At their meetings in Washington last month the G7 fully accepted the need to tackle the imbalances, while the IMF proposed a new surveillance mechanism to bring together key countries over issues such as deficits and surpluses.

"That finally puts the teeth into the global rebalancing campaign," he says.

"While it doesn't eliminate the possibility of a disruptive adjustment, it does mean that an unbalanced world is now taking its collective responsibility more seriously."

This year has seen several of the bears come out of hibernation. The IMF itself last month said the economy was enjoying a "purple patch" and warned the Federal Reserve might have to take "stronger than expected" monetary policy action.

Mr Roach, a former Federal Reserve economist - he served for three years under the renowned Paul Volcker - said the odds were "shifting away" from a disruptive adjustment and a sudden slump in the dollar.

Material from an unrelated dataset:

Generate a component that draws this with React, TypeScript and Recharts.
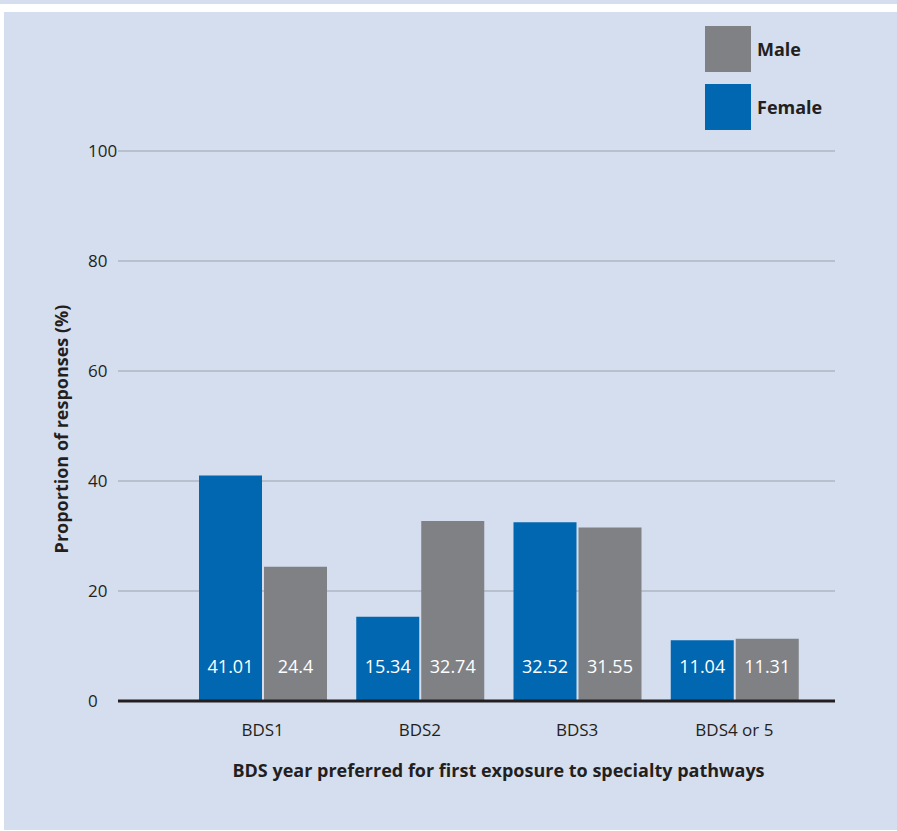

To be fair, this week's note, entitled World on the Mend, was confirmation of a more benign view that the New York University doctoral graduate has taken in recent months.

There is an obvious parallel in the UK with the record of Tony Dye. In March 1999 he stood down as the head of fund management at UBS Philips and Drew. He left because his famously bearish stance on equity markets had led to underperformance by the funds under his control. Nine months later the UK market embarked on a grisly bear market that saw it lose half its value before it troughed out.

Only a cynic would suggest that Stephen Roach's about-turn after six years of bearishness is a major sell signal for the US economy.